■ **Data**
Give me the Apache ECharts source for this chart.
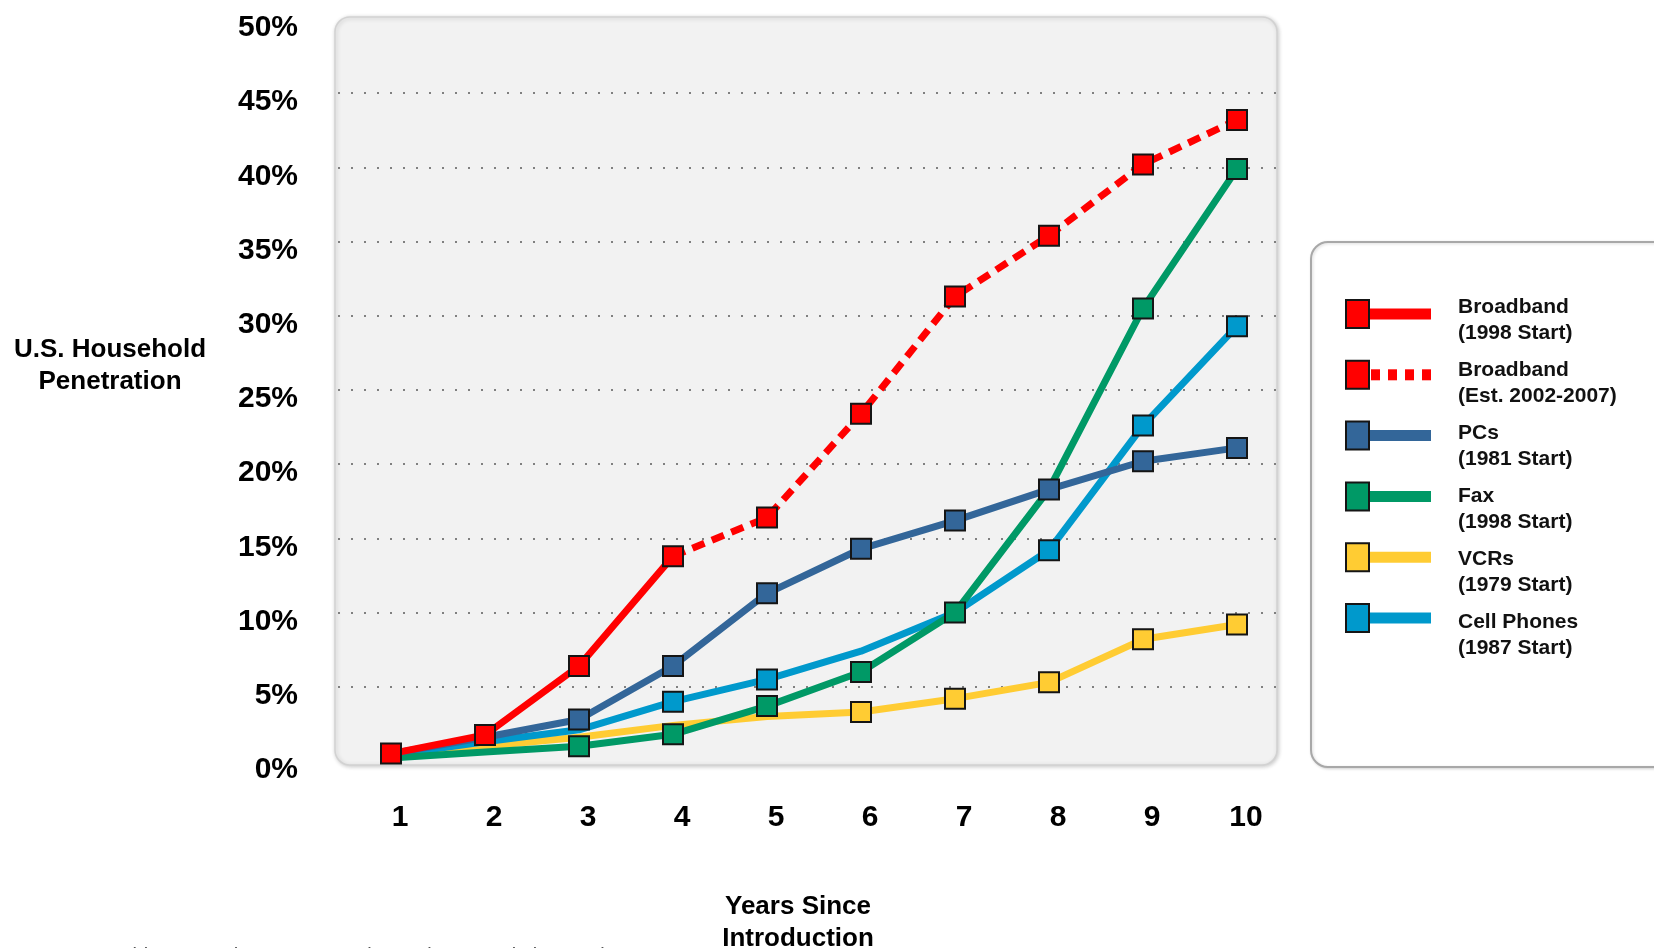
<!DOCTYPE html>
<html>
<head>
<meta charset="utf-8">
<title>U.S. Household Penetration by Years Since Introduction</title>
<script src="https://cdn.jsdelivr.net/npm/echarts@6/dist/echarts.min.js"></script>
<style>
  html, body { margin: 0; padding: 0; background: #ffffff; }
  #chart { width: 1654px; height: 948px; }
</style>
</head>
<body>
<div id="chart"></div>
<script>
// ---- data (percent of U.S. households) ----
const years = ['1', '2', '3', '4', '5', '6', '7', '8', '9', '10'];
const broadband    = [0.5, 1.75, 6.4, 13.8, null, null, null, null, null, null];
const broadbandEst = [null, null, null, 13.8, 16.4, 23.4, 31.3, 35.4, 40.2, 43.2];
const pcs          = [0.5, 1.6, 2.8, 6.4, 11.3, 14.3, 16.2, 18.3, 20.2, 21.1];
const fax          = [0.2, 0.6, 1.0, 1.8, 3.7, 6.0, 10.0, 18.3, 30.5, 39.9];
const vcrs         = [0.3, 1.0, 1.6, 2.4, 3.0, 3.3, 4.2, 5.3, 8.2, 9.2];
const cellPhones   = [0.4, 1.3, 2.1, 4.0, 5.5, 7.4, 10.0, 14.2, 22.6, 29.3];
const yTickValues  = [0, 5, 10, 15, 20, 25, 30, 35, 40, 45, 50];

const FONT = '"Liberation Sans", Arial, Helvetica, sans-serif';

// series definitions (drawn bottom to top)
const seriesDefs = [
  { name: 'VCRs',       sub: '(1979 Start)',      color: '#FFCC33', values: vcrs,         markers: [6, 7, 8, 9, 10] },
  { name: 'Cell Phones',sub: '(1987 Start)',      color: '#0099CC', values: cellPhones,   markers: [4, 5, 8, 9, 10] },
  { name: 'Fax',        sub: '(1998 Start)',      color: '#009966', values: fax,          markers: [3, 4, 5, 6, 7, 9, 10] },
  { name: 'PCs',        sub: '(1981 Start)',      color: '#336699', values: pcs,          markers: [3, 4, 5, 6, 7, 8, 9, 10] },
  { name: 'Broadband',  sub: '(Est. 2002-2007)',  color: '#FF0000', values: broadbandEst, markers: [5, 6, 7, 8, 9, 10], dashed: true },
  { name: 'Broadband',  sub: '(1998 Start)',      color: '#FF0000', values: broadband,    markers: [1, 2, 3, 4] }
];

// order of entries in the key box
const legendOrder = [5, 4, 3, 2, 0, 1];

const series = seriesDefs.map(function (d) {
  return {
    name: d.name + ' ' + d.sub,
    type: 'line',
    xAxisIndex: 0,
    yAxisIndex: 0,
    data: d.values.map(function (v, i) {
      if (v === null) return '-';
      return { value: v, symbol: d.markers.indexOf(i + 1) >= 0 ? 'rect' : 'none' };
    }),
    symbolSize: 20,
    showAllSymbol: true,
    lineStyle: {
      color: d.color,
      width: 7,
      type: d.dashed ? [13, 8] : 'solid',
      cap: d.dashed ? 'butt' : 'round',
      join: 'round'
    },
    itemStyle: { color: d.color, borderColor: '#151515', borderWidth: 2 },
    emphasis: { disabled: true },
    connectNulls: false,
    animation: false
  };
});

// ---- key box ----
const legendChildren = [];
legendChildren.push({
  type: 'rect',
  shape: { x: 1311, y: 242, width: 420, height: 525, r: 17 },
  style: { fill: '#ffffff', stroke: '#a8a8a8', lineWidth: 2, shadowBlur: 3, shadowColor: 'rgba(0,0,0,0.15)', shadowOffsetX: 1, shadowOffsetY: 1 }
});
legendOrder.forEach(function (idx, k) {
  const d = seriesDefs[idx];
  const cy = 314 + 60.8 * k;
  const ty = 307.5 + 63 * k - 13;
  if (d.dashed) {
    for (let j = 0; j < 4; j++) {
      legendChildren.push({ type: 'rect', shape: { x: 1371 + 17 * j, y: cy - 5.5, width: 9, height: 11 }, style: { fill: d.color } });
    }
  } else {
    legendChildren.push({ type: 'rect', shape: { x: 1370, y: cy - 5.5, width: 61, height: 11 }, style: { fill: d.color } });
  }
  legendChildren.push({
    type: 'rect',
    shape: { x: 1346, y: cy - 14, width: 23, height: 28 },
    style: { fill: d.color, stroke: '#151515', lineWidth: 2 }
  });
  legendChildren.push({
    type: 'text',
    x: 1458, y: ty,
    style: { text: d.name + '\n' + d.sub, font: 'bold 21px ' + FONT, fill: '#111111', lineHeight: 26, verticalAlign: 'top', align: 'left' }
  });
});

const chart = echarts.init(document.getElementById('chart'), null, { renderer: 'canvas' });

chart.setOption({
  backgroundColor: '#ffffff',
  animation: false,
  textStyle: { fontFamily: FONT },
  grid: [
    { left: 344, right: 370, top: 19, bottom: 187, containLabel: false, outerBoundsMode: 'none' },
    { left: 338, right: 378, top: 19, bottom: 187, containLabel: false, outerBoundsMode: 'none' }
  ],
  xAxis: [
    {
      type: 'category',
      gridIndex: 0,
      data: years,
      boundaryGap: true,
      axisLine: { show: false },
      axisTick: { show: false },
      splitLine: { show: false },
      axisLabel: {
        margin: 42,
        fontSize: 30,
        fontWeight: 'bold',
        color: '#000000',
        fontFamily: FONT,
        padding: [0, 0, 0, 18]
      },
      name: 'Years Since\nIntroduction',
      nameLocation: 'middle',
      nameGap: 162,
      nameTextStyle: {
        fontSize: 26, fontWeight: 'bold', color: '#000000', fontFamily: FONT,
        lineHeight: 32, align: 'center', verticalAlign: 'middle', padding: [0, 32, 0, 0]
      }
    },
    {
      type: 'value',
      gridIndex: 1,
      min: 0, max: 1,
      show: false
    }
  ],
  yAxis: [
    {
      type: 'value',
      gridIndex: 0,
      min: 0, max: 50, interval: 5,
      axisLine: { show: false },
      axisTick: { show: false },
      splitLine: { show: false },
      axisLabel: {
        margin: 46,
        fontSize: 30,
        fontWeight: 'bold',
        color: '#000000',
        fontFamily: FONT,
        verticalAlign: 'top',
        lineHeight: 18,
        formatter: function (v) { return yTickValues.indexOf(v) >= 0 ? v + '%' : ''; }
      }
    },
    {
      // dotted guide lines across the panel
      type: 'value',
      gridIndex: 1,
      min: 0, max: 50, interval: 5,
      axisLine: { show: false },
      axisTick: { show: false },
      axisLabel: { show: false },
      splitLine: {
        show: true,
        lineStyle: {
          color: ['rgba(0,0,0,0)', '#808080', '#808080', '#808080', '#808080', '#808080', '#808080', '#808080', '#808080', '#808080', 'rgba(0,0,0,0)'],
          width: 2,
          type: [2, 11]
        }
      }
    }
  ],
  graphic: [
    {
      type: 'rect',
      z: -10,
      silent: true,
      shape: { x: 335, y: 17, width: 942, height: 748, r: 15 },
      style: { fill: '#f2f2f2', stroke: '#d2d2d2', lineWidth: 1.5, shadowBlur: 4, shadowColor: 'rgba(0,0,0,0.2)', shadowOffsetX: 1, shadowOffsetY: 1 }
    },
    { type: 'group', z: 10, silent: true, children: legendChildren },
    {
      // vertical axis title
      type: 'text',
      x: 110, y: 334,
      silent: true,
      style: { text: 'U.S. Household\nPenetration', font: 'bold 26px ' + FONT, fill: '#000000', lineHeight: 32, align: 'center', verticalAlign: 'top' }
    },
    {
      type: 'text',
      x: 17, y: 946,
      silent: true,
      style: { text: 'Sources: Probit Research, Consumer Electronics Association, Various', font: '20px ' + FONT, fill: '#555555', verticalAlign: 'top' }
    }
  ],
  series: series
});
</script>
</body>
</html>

■ **Objective**
Take the listing above and restate it word for word, without its pictures.

■ **Result**
Give me the Apache ECharts source for this chart.
<!DOCTYPE html>
<html>
<head>
<meta charset="utf-8">
<title>U.S. Household Penetration by Years Since Introduction</title>
<script src="https://cdn.jsdelivr.net/npm/echarts@6/dist/echarts.min.js"></script>
<style>
  html, body { margin: 0; padding: 0; background: #ffffff; }
  #chart { width: 1654px; height: 948px; }
</style>
</head>
<body>
<div id="chart"></div>
<script>
// ---- data (percent of U.S. households) ----
const years = ['1', '2', '3', '4', '5', '6', '7', '8', '9', '10'];
const broadband    = [0.5, 1.75, 6.4, 13.8, null, null, null, null, null, null];
const broadbandEst = [null, null, null, 13.8, 16.4, 23.4, 31.3, 35.4, 40.2, 43.2];
const pcs          = [0.5, 1.6, 2.8, 6.4, 11.3, 14.3, 16.2, 18.3, 20.2, 21.1];
const fax          = [0.2, 0.6, 1.0, 1.8, 3.7, 6.0, 10.0, 18.3, 30.5, 39.9];
const vcrs         = [0.3, 1.0, 1.6, 2.4, 3.0, 3.3, 4.2, 5.3, 8.2, 9.2];
const cellPhones   = [0.4, 1.3, 2.1, 4.0, 5.5, 7.4, 10.0, 14.2, 22.6, 29.3];
const yTickValues  = [0, 5, 10, 15, 20, 25, 30, 35, 40, 45, 50];

const FONT = '"Liberation Sans", Arial, Helvetica, sans-serif';

// series definitions (drawn bottom to top)
const seriesDefs = [
  { name: 'VCRs',       sub: '(1979 Start)',      color: '#FFCC33', values: vcrs,         markers: [6, 7, 8, 9, 10] },
  { name: 'Cell Phones',sub: '(1987 Start)',      color: '#0099CC', values: cellPhones,   markers: [4, 5, 8, 9, 10] },
  { name: 'Fax',        sub: '(1998 Start)',      color: '#009966', values: fax,          markers: [3, 4, 5, 6, 7, 9, 10] },
  { name: 'PCs',        sub: '(1981 Start)',      color: '#336699', values: pcs,          markers: [3, 4, 5, 6, 7, 8, 9, 10] },
  { name: 'Broadband',  sub: '(Est. 2002-2007)',  color: '#FF0000', values: broadbandEst, markers: [5, 6, 7, 8, 9, 10], dashed: true },
  { name: 'Broadband',  sub: '(1998 Start)',      color: '#FF0000', values: broadband,    markers: [1, 2, 3, 4] }
];

// order of entries in the key box
const legendOrder = [5, 4, 3, 2, 0, 1];

const series = seriesDefs.map(function (d) {
  return {
    name: d.name + ' ' + d.sub,
    type: 'line',
    xAxisIndex: 0,
    yAxisIndex: 0,
    data: d.values.map(function (v, i) {
      if (v === null) return '-';
      return { value: v, symbol: d.markers.indexOf(i + 1) >= 0 ? 'rect' : 'none' };
    }),
    symbolSize: 20,
    showAllSymbol: true,
    lineStyle: {
      color: d.color,
      width: 7,
      type: d.dashed ? [13, 8] : 'solid',
      cap: d.dashed ? 'butt' : 'round',
      join: 'round'
    },
    itemStyle: { color: d.color, borderColor: '#151515', borderWidth: 2 },
    emphasis: { disabled: true },
    connectNulls: false,
    animation: false
  };
});

// ---- key box ----
const legendChildren = [];
legendChildren.push({
  type: 'rect',
  shape: { x: 1311, y: 242, width: 420, height: 525, r: 17 },
  style: { fill: '#ffffff', stroke: '#a8a8a8', lineWidth: 2, shadowBlur: 3, shadowColor: 'rgba(0,0,0,0.15)', shadowOffsetX: 1, shadowOffsetY: 1 }
});
legendOrder.forEach(function (idx, k) {
  const d = seriesDefs[idx];
  const cy = 314 + 60.8 * k;
  const ty = 307.5 + 63 * k - 13;
  if (d.dashed) {
    for (let j = 0; j < 4; j++) {
      legendChildren.push({ type: 'rect', shape: { x: 1371 + 17 * j, y: cy - 5.5, width: 9, height: 11 }, style: { fill: d.color } });
    }
  } else {
    legendChildren.push({ type: 'rect', shape: { x: 1370, y: cy - 5.5, width: 61, height: 11 }, style: { fill: d.color } });
  }
  legendChildren.push({
    type: 'rect',
    shape: { x: 1346, y: cy - 14, width: 23, height: 28 },
    style: { fill: d.color, stroke: '#151515', lineWidth: 2 }
  });
  legendChildren.push({
    type: 'text',
    x: 1458, y: ty,
    style: { text: d.name + '\n' + d.sub, font: 'bold 21px ' + FONT, fill: '#111111', lineHeight: 26, verticalAlign: 'top', align: 'left' }
  });
});

const chart = echarts.init(document.getElementById('chart'), null, { renderer: 'canvas' });

chart.setOption({
  backgroundColor: '#ffffff',
  animation: false,
  textStyle: { fontFamily: FONT },
  grid: [
    { left: 344, right: 370, top: 19, bottom: 187, containLabel: false, outerBoundsMode: 'none' },
    { left: 338, right: 378, top: 19, bottom: 187, containLabel: false, outerBoundsMode: 'none' }
  ],
  xAxis: [
    {
      type: 'category',
      gridIndex: 0,
      data: years,
      boundaryGap: true,
      axisLine: { show: false },
      axisTick: { show: false },
      splitLine: { show: false },
      axisLabel: {
        margin: 42,
        fontSize: 30,
        fontWeight: 'bold',
        color: '#000000',
        fontFamily: FONT,
        padding: [0, 0, 0, 18]
      },
      name: 'Years Since\nIntroduction',
      nameLocation: 'middle',
      nameGap: 162,
      nameTextStyle: {
        fontSize: 26, fontWeight: 'bold', color: '#000000', fontFamily: FONT,
        lineHeight: 32, align: 'center', verticalAlign: 'middle', padding: [0, 32, 0, 0]
      }
    },
    {
      type: 'value',
      gridIndex: 1,
      min: 0, max: 1,
      show: false
    }
  ],
  yAxis: [
    {
      type: 'value',
      gridIndex: 0,
      min: 0, max: 50, interval: 5,
      axisLine: { show: false },
      axisTick: { show: false },
      splitLine: { show: false },
      axisLabel: {
        margin: 46,
        fontSize: 30,
        fontWeight: 'bold',
        color: '#000000',
        fontFamily: FONT,
        verticalAlign: 'top',
        lineHeight: 18,
        formatter: function (v) { return yTickValues.indexOf(v) >= 0 ? v + '%' : ''; }
      }
    },
    {
      // dotted guide lines across the panel
      type: 'value',
      gridIndex: 1,
      min: 0, max: 50, interval: 5,
      axisLine: { show: false },
      axisTick: { show: false },
      axisLabel: { show: false },
      splitLine: {
        show: true,
        lineStyle: {
          color: ['rgba(0,0,0,0)', '#808080', '#808080', '#808080', '#808080', '#808080', '#808080', '#808080', '#808080', '#808080', 'rgba(0,0,0,0)'],
          width: 2,
          type: [2, 11]
        }
      }
    }
  ],
  graphic: [
    {
      type: 'rect',
      z: -10,
      silent: true,
      shape: { x: 335, y: 17, width: 942, height: 748, r: 15 },
      style: { fill: '#f2f2f2', stroke: '#d2d2d2', lineWidth: 1.5, shadowBlur: 4, shadowColor: 'rgba(0,0,0,0.2)', shadowOffsetX: 1, shadowOffsetY: 1 }
    },
    { type: 'group', z: 10, silent: true, children: legendChildren },
    {
      // vertical axis title
      type: 'text',
      x: 110, y: 334,
      silent: true,
      style: { text: 'U.S. Household\nPenetration', font: 'bold 26px ' + FONT, fill: '#000000', lineHeight: 32, align: 'center', verticalAlign: 'top' }
    },
    {
      type: 'text',
      x: 17, y: 946,
      silent: true,
      style: { text: 'Sources: Probit Research, Consumer Electronics Association, Various', font: '20px ' + FONT, fill: '#555555', verticalAlign: 'top' }
    }
  ],
  series: series
});
</script>
</body>
</html>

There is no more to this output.